Three dollars, one shuttle bus, one half hour wait, one train - a big, shiny, two-storey train to excite the not particularly well-hidden trainspotter in me - and one replacement bus ride I stood, satisfied, in downtown Dallas.



Alone.



Not alone in the no friends sense, although I was, but alone in the sense that there was no-one else there.



It's difficult to pick up social cues in an alien country, even an alien country with so much that is disconcertingly familiar from its numerous cultural exports, but empty, sweaty block after empty, sweaty block populated only by drunks and thrift stores did not indicate a thriving neighbourhood to me. I walked a mile up, I walked a mile across, and still there was nothing to do.



At first I searched hard for indications of life or commerce so that I could buy the cheap electronic ephemera I craved after Peru, or some cheap jeans, or even a can of Coke. I was excited by the spinning Budweiser sign in the restaurant, but the grubby metal shutters prevented entry. Perhaps just around the corner there was somewhere I could spend my imported dollars on something other than shabby seven buck shoes, instead there were more closed shops and empty sidewalks. After half an hour in the heat I changed the focus of my hunt and flagged down the first cab I saw.

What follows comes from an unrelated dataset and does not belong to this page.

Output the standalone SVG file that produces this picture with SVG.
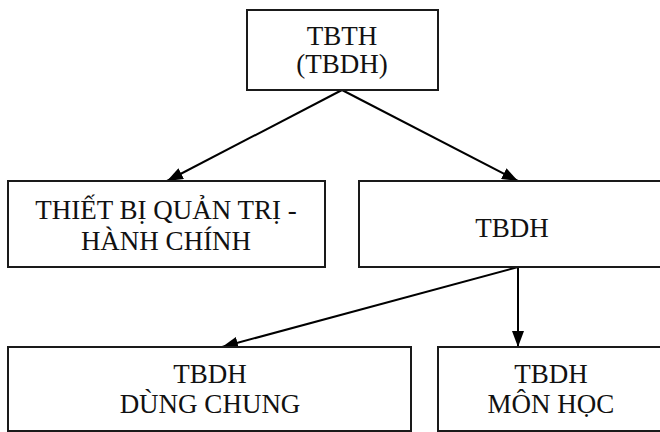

Cyril, the chatty cabby, once over the amusement at the way my English accent contrasted with my apparently Germanic features, had known I was a foreigner as soon as he'd seen me as none of the locals would be walking around those streets in such heat. Dallas gets more interesting in the afternoon he explained, and the West End was the place to go he said as he waved vaguely at an urban area the size of Hampshire. I was relieved to get back to the air-conditioned comfort of Terminal A, and relieved of the $40 I'd tried hard to keep earlier.



Dallas probably does have a vibrant heart, a pulsing cultural scene of arguing coffee-house writers and edgy, raw underground clubs, it's probably even got electronic discount stores. I managed to miss the lot.



You see, the thing is, I've been busy, and they're working me hard, and I'd like to be writing more, but, well.... what she said.